TopView: Vectorising road users in a bird's eye view from uncalibrated street-level imagery with deep learning
Mohamed R Ibrahim
TL;DR
This work introduces TopView, a calibration-free framework that learns a scene vanishing point to transform 2D road-user detections into a vector BEV map with 3D bounding boxes and temporal trajectories. It integrates an VP estimator, a YOLOv5m-based detector with DeepSort tracking, a geometric 2D-to-3D transformation, and a homography-based BEV mapping, enabling geolocated urban analytics from uncalibrated street imagery. The VP regression uses a logcosh loss, while object localization optimizes a combined $L_{loc}$ and $L_{conf}$ objective, yielding robust performance across daylight, night, and adverse weather. TopView demonstrates practical applications including city-scale occupancy visualization, social-distancing exposure analysis, and an anonymized, token-based representation of moving road users, with potential for ABM integration and privacy-preserving surveillance. Overall, the method broadens BEV applicability to uncalibrated data, supports vectorized outputs suitable for urban modeling, and offers scalable, privacy-conscious insights for traffic management and planning.
Abstract
Generating a bird's eye view of road users is beneficial for a variety of applications, including navigation, detecting agent conflicts, and measuring space occupancy, as well as the ability to utilise the metric system to measure distances between different objects. In this research, we introduce a simple approach for estimating a bird's eye view from images without prior knowledge of a given camera's intrinsic and extrinsic parameters. The model is based on the orthogonal projection of objects from various fields of view to a bird's eye view by learning the vanishing point of a given scene.

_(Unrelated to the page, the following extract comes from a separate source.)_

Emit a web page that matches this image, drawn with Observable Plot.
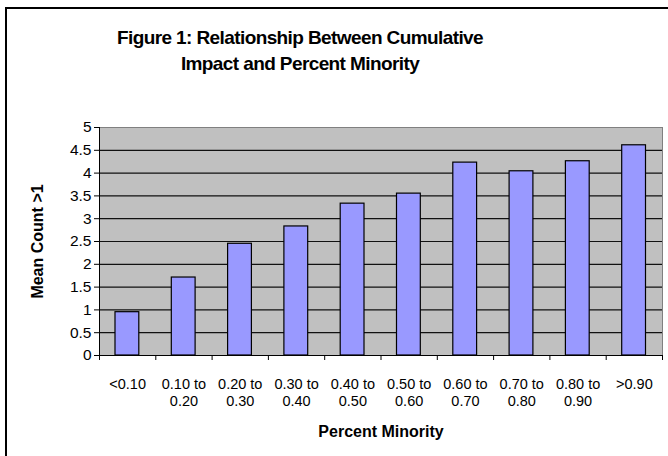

Additionally, we utilised the learned vanishing point alongside the trajectory line to transform the 2D bounding boxes of road users into 3D bounding information. The introduced framework has been applied to several applications to generate a live Map from camera feeds and to analyse social distancing violations at the city scale. The introduced framework shows a high validation in geolocating road users in various uncalibrated cameras. It also paves the way for new adaptations in urban modelling techniques and simulating the built environment accurately, which could benefit Agent-Based Modelling by relying on deep learning and computer vision.